- The input

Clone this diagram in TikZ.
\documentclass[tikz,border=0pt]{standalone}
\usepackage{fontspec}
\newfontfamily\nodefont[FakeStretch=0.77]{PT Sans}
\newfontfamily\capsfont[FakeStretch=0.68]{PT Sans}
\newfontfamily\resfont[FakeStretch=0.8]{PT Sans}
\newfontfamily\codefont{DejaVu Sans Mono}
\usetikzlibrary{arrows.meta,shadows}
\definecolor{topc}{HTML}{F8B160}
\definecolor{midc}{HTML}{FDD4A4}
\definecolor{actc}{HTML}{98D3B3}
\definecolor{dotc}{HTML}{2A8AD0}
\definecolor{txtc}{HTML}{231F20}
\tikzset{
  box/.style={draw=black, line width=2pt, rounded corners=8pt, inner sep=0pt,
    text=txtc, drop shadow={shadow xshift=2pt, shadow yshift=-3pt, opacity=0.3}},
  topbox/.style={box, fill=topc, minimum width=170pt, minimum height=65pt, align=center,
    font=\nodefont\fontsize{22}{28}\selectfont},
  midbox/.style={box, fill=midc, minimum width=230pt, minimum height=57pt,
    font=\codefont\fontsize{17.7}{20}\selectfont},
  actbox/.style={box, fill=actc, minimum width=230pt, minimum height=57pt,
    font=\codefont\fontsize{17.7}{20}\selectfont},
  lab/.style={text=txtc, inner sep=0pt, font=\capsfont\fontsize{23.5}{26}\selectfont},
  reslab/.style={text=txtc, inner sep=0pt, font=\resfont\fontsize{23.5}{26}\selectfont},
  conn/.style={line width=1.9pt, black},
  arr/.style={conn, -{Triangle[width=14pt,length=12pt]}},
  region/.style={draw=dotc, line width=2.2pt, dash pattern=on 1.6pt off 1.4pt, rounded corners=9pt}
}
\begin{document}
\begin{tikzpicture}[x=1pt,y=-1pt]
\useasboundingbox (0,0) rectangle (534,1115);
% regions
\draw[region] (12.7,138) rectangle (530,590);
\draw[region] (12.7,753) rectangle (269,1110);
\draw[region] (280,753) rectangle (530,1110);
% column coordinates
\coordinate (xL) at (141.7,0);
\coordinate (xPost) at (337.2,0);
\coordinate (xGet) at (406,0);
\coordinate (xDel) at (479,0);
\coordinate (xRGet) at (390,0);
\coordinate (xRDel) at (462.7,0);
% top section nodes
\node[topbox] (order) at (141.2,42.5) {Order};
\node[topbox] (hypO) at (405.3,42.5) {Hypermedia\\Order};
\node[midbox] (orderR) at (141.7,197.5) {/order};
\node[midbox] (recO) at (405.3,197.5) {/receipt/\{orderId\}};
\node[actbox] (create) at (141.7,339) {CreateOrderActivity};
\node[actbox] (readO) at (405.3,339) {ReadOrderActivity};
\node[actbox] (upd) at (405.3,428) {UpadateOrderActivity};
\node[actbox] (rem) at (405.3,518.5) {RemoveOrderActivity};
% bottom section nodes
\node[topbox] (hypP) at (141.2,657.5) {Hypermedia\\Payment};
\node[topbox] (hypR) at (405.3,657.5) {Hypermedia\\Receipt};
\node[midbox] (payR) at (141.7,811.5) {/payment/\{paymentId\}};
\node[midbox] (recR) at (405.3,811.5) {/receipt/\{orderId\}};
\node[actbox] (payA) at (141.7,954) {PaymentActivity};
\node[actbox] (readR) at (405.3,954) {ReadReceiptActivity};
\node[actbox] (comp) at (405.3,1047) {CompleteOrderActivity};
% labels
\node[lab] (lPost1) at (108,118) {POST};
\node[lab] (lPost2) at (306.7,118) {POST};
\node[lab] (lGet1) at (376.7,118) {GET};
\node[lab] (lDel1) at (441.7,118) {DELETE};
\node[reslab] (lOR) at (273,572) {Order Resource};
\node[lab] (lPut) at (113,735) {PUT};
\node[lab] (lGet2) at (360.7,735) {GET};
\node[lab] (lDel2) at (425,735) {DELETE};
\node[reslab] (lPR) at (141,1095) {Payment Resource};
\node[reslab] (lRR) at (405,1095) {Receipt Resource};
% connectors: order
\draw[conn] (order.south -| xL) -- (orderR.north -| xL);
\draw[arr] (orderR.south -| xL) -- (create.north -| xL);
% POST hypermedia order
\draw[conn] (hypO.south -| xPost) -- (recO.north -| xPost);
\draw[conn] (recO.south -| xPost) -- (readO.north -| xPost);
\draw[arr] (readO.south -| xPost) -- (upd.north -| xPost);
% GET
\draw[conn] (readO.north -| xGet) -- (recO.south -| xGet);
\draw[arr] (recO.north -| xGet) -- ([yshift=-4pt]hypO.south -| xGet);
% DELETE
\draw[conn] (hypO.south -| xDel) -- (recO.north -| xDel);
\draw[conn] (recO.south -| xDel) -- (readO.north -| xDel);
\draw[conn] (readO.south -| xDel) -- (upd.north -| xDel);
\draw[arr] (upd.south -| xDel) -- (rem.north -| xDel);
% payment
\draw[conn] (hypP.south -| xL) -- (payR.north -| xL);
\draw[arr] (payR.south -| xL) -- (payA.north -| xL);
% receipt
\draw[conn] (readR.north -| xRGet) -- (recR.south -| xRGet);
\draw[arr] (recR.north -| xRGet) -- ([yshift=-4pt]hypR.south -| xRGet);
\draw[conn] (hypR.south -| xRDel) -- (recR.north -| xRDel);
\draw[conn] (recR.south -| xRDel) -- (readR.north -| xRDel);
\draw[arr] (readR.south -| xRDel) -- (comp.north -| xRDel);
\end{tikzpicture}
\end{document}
--
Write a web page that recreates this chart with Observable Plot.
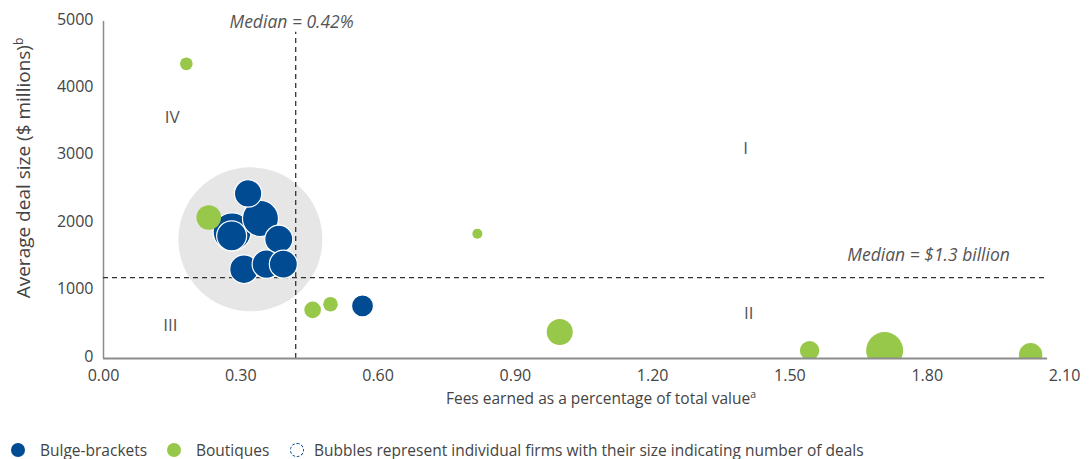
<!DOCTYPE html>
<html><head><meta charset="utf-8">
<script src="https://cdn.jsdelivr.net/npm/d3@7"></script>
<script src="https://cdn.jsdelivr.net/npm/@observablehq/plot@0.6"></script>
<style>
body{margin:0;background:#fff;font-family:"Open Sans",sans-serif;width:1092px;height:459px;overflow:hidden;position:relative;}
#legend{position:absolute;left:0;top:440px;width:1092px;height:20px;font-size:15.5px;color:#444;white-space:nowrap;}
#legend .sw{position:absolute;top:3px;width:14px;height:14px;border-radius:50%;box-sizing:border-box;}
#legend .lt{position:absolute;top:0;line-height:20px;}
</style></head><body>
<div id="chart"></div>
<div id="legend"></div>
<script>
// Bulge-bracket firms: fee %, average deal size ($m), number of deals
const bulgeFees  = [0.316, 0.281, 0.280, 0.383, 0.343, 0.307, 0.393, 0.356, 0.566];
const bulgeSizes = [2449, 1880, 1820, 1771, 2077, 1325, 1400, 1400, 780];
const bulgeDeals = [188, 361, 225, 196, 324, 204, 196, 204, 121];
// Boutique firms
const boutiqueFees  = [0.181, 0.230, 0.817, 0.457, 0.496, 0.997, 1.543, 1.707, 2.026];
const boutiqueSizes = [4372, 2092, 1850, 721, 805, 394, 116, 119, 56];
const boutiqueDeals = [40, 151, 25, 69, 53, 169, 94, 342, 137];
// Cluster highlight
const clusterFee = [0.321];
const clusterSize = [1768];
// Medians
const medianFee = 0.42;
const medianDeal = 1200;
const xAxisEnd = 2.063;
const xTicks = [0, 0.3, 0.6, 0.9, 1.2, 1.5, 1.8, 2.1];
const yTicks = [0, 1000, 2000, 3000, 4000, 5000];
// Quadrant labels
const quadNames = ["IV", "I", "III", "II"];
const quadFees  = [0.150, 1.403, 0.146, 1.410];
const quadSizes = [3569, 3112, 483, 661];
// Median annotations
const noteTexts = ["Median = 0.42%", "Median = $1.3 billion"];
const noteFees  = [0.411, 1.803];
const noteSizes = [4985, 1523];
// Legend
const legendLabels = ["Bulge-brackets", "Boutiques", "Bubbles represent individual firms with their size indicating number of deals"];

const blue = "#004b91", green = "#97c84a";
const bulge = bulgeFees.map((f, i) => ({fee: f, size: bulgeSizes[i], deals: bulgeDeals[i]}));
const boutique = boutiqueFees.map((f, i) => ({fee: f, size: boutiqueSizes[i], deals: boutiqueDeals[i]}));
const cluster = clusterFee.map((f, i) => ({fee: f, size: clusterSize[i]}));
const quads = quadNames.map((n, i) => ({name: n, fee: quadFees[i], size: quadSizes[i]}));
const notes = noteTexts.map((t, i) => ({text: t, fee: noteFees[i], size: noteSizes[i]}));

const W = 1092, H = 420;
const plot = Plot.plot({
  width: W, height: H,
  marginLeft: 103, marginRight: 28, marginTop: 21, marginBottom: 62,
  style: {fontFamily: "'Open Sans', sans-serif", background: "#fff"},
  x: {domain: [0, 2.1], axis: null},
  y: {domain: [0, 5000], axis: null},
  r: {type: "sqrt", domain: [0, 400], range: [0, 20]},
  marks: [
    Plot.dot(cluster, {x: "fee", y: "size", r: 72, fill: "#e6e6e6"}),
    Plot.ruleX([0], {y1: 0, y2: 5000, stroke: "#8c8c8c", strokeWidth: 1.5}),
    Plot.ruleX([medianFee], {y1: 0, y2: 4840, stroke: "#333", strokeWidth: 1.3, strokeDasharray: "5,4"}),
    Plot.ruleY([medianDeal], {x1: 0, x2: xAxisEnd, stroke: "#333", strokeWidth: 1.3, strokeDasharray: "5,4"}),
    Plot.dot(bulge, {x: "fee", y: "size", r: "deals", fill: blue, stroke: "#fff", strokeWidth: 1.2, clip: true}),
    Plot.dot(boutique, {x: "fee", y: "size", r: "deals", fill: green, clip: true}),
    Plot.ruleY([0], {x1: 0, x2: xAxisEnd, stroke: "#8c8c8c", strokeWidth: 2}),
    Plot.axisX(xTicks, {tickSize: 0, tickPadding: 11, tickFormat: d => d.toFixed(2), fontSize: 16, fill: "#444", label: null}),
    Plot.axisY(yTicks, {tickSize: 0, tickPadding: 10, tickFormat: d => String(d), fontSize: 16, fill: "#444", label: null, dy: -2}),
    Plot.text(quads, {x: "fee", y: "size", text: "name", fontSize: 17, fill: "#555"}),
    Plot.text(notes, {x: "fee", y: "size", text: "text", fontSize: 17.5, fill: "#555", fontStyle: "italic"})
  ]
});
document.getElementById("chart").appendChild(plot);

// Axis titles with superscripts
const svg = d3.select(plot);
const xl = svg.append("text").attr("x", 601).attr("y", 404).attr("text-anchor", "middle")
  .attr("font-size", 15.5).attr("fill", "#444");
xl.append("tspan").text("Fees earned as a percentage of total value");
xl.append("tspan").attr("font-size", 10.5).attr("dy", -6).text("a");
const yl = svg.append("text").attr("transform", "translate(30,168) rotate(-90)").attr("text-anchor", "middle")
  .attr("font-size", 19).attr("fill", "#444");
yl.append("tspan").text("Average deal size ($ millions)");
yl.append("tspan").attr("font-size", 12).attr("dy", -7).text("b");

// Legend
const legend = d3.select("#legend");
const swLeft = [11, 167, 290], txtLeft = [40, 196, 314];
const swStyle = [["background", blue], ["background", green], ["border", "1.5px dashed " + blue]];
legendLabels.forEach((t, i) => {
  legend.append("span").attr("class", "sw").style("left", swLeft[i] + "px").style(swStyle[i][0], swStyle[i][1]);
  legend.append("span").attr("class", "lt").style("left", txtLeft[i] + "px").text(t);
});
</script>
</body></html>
* * *
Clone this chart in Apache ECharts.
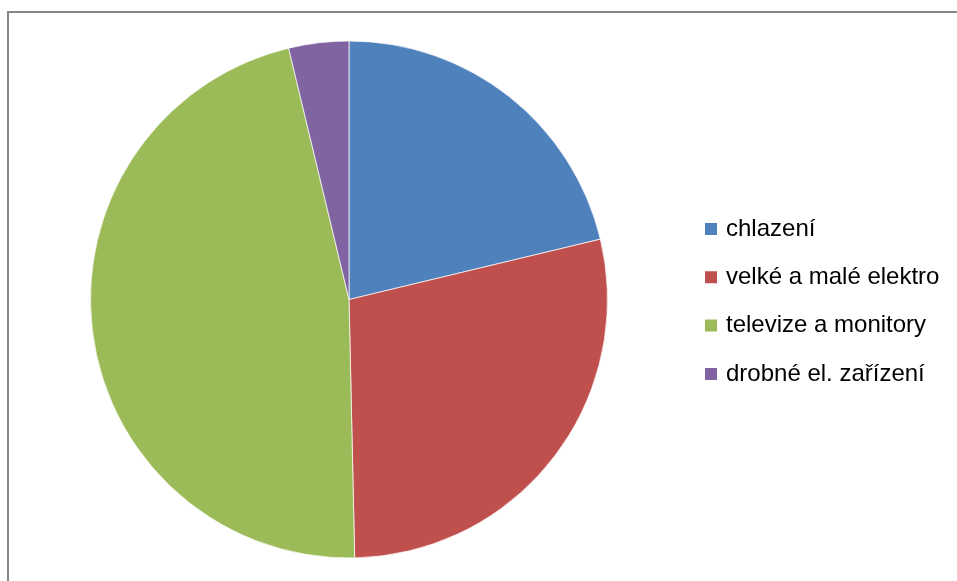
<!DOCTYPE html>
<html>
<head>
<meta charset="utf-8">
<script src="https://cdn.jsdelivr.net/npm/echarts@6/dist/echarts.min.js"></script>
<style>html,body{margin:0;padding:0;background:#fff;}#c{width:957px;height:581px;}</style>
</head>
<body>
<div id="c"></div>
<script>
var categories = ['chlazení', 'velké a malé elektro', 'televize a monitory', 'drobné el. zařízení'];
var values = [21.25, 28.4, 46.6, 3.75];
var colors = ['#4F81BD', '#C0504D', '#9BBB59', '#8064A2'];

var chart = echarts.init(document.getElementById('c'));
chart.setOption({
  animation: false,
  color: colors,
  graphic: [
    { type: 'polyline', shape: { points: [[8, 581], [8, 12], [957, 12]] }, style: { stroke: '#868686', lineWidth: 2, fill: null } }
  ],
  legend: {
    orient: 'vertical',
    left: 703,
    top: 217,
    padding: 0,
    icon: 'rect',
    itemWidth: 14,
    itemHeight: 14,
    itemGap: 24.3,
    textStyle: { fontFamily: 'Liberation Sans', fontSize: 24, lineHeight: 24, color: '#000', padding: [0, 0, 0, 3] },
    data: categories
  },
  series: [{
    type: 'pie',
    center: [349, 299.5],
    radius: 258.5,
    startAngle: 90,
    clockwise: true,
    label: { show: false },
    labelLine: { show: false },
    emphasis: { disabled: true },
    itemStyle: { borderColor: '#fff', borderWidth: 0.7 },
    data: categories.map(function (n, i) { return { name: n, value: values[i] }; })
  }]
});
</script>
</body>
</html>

- Aim of the exercise
Leave the pictures out and copy exactly the lines from the one with "Clone this chart in Apache ECharts." through the one with "var colors = ['#4F81BD', '#C0504D', '#9BBB59', '#8064A2'];", nothing more.

- Written answer
Clone this chart in Apache ECharts.
<!DOCTYPE html>
<html>
<head>
<meta charset="utf-8">
<script src="https://cdn.jsdelivr.net/npm/echarts@6/dist/echarts.min.js"></script>
<style>html,body{margin:0;padding:0;background:#fff;}#c{width:957px;height:581px;}</style>
</head>
<body>
<div id="c"></div>
<script>
var categories = ['chlazení', 'velké a malé elektro', 'televize a monitory', 'drobné el. zařízení'];
var values = [21.25, 28.4, 46.6, 3.75];
var colors = ['#4F81BD', '#C0504D', '#9BBB59', '#8064A2'];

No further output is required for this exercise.